I want to know what this bigger motor is going to be that puts Smokescreen in the 9s!  Hope he stays faithful to the single motor concept.


----------



## Bowser330 (Jun 15, 2008)

toddshotrods said:


> I want to know what this bigger motor is going to be that puts Smokescreen in the 9s!  Hope he stays faithful to the single motor concept.


He says he's "building a larger one"...woah..thats going to be amazing...

"Race Tricks"...really wish I knew what those were....


----------



## JRP3 (Mar 7, 2008)

Bowser330 said:


> "Race Tricks"...really wish I knew what those were....

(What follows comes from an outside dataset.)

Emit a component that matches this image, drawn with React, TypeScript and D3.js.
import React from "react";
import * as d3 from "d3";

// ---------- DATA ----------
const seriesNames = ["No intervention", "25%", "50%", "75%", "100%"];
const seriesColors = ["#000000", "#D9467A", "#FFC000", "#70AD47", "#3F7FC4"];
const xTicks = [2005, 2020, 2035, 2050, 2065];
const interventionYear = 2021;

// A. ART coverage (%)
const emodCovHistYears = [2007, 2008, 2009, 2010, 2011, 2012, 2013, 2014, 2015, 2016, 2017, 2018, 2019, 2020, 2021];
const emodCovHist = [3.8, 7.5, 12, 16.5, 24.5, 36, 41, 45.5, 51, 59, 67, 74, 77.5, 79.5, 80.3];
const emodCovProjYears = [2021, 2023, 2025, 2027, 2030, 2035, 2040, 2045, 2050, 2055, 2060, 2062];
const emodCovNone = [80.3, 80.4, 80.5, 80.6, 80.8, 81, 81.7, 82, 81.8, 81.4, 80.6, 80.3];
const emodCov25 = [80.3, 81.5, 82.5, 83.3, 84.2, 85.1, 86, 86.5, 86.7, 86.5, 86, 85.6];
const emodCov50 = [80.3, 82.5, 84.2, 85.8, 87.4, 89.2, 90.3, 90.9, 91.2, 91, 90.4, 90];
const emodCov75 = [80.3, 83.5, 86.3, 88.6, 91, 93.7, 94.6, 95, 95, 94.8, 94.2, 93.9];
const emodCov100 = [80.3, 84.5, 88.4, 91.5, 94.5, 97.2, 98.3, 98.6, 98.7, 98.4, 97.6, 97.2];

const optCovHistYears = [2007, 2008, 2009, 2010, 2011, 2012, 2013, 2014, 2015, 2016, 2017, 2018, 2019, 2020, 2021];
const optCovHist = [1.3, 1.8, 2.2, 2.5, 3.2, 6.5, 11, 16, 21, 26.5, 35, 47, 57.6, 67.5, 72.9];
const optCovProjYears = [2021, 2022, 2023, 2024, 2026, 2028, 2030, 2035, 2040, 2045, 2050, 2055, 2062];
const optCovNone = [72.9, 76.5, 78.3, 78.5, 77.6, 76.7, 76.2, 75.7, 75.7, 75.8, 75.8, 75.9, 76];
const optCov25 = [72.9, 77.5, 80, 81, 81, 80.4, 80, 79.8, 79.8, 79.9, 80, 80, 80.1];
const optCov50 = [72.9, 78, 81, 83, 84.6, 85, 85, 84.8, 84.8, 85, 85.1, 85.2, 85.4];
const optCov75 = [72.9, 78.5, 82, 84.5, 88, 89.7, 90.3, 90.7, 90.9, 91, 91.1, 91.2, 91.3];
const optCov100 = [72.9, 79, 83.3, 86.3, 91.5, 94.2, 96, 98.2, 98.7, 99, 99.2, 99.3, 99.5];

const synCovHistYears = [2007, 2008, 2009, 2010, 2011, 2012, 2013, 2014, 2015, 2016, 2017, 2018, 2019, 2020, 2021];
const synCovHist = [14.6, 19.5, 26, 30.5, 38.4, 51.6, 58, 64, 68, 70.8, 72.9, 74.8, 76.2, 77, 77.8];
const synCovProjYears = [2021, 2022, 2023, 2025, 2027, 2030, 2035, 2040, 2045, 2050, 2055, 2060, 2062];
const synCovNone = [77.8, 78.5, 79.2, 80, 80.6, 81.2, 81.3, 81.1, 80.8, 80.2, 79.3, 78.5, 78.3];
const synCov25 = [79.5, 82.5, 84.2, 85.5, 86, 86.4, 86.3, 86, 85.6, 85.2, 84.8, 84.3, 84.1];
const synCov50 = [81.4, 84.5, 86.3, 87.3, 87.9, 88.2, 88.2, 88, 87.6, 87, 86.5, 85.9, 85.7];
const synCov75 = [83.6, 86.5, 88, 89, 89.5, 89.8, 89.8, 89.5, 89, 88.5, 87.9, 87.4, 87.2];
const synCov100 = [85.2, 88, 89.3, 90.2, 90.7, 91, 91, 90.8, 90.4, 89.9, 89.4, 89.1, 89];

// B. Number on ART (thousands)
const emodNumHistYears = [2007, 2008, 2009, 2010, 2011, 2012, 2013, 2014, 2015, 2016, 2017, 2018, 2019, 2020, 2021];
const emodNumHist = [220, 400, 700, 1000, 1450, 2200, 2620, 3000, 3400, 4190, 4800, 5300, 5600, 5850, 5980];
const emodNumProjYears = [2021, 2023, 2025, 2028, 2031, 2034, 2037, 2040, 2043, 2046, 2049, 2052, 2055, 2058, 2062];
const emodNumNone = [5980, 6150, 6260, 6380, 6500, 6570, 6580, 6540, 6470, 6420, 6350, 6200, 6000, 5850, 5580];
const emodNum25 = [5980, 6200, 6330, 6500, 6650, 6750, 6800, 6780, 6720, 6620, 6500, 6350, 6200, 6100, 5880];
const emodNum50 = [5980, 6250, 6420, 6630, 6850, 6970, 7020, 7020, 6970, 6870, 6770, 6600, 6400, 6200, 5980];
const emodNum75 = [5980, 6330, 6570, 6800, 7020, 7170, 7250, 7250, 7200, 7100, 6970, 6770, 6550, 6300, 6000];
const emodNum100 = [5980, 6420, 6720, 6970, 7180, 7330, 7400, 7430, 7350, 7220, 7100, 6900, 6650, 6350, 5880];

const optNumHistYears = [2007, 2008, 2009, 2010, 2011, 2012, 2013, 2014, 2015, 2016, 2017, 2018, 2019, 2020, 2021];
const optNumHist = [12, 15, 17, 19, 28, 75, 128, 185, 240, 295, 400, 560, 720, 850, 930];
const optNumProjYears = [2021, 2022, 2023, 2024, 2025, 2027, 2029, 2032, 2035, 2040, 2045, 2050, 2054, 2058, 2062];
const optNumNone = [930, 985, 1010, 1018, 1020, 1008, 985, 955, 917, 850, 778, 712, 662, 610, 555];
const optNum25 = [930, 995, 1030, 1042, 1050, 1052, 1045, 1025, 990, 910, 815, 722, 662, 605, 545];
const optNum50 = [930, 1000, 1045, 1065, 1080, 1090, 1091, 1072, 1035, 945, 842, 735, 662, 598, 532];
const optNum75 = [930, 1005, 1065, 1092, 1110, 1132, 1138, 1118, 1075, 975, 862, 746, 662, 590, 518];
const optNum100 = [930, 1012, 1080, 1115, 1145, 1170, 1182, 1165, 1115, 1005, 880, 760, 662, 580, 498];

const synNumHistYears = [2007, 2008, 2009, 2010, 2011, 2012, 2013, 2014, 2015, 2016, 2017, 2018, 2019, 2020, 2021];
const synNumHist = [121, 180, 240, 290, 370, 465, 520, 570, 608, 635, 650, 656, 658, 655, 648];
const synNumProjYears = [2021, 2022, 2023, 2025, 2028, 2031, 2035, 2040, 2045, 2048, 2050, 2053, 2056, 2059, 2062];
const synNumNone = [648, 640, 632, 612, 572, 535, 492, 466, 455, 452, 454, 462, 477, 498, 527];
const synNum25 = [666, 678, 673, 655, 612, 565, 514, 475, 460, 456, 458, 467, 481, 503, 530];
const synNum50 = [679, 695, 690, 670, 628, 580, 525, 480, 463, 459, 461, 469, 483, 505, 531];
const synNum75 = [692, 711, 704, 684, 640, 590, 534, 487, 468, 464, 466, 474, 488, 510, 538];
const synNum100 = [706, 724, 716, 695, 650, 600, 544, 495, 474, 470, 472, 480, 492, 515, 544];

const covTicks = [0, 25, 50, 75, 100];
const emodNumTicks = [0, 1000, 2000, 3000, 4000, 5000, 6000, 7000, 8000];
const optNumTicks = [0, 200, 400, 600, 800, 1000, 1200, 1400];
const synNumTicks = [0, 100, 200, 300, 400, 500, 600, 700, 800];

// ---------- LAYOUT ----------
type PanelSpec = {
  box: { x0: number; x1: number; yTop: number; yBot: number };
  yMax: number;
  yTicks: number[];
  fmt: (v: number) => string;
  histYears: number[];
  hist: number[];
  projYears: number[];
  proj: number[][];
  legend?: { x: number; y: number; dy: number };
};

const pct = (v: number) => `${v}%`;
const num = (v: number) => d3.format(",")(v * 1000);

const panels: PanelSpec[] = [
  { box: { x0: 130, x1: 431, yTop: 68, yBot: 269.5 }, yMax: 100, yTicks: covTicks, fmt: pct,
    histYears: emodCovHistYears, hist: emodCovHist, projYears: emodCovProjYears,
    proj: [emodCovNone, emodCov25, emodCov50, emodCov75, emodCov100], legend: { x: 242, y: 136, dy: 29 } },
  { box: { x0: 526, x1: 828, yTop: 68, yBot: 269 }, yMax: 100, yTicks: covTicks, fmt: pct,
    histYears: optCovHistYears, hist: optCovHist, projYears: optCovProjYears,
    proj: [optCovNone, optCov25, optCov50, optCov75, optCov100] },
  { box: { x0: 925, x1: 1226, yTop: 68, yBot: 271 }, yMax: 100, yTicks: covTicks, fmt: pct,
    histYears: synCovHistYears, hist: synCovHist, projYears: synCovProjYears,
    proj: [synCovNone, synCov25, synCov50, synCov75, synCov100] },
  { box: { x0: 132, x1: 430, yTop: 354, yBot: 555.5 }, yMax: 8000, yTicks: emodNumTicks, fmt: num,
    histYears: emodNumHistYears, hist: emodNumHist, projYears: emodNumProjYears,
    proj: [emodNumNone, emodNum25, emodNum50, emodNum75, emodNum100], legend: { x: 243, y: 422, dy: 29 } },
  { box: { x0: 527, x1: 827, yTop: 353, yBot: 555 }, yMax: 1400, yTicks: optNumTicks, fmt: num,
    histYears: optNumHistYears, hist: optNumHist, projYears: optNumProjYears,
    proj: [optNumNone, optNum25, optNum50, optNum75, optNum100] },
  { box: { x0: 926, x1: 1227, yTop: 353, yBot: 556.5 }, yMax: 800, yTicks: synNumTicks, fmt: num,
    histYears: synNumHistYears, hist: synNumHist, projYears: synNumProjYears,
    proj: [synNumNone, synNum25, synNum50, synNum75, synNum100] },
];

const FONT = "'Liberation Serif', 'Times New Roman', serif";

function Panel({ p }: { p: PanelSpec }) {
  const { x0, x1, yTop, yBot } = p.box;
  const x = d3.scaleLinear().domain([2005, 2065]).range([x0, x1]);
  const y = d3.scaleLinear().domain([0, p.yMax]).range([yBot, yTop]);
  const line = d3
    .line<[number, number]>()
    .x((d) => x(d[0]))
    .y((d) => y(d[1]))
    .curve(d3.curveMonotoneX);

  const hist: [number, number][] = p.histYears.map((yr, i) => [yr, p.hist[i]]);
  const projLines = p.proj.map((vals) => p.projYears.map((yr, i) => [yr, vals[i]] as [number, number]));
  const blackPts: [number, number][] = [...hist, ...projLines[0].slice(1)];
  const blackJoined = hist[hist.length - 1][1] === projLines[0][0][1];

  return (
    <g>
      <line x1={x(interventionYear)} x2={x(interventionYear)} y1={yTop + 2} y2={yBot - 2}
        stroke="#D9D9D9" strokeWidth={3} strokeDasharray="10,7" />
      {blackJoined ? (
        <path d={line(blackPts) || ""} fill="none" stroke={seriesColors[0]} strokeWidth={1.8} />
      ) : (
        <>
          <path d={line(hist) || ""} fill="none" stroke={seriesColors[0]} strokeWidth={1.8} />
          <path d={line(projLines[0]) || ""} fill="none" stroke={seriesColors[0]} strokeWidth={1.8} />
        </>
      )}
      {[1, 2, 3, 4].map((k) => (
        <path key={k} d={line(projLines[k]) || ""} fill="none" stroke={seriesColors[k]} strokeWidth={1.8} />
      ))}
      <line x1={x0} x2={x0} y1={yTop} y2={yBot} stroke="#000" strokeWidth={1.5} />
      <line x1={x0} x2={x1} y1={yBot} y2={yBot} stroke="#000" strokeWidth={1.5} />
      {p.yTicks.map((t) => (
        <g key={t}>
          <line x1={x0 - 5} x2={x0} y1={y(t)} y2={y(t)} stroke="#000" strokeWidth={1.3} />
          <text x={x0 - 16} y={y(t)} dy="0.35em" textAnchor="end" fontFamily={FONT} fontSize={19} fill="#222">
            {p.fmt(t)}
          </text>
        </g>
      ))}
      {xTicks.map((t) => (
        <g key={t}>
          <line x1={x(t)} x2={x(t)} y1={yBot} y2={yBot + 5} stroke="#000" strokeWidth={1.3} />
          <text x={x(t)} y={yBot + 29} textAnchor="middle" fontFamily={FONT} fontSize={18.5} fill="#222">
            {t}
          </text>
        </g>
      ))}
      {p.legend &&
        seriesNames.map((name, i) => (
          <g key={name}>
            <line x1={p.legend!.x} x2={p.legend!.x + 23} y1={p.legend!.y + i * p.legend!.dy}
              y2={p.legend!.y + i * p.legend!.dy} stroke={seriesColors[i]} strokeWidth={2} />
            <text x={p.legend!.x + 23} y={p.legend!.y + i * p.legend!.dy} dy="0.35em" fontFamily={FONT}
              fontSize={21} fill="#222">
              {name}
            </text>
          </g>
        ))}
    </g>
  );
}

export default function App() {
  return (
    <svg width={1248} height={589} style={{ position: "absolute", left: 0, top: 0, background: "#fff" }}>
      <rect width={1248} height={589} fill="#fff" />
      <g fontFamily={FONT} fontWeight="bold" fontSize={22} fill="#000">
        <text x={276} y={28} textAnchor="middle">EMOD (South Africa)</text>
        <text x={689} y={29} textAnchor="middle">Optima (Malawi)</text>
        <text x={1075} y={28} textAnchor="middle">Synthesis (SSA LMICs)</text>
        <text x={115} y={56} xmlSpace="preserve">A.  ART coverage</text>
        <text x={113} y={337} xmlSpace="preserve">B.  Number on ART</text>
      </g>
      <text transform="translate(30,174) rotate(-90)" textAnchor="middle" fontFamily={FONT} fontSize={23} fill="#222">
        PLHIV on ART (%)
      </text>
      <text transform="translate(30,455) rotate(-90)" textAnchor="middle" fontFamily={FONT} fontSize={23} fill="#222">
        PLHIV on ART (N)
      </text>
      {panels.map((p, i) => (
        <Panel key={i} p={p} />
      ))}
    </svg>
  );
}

Buy the motor and find out


----------



## Bowser330 (Jun 15, 2008)

JRP3 said:


> Buy the motor and find out


I wish I was farther along in my conversion plans and had the funds...

Its a proven missle of a motor...


----------



## Dennis (Feb 25, 2008)

From what I understand Dennis Berube uses GE interpoled series wound motors instead of non interpoled types and I think the armature he uses is custom wound. It would be nice to buy it to get his secrets he uses for single large motors. I hope he does not try to modify it back to original specs to try to hide his mods.

EDIT: Anyone who buys this, I am currently in the process of building a 100mA precision current source so we can measure motor armature resistance with high accuracy using Kelvin leads. It will also have a gain of 401 so regular meters can display the digits. The formula to solve for resistance will be (displayed numbers on volt meter)/(100mA*401) = Ohms. We can get more of his secrets this way for the armature and field coils too.


----------



## Jokerzwild (Jun 11, 2009)

Maybe these guys can help.
http://www.manvillemotor.com/forklift_motors.htm
http://cgi.ebay.com/GE-Series-Wound...in_0?hash=item4833260d91&_trksid=p3286.c0.m14


----------



## JRP3 (Mar 7, 2008)

How so? They don't build race motors, just rebuild forklift motors.


----------



## Jokerzwild (Jun 11, 2009)

Well I have talked to them and they said that they can overbuild a motor to give it more power, but I just called for the guy again and now hes gone. So I sent the new guy this link and told them to comment on this thread if they can help us out.


----------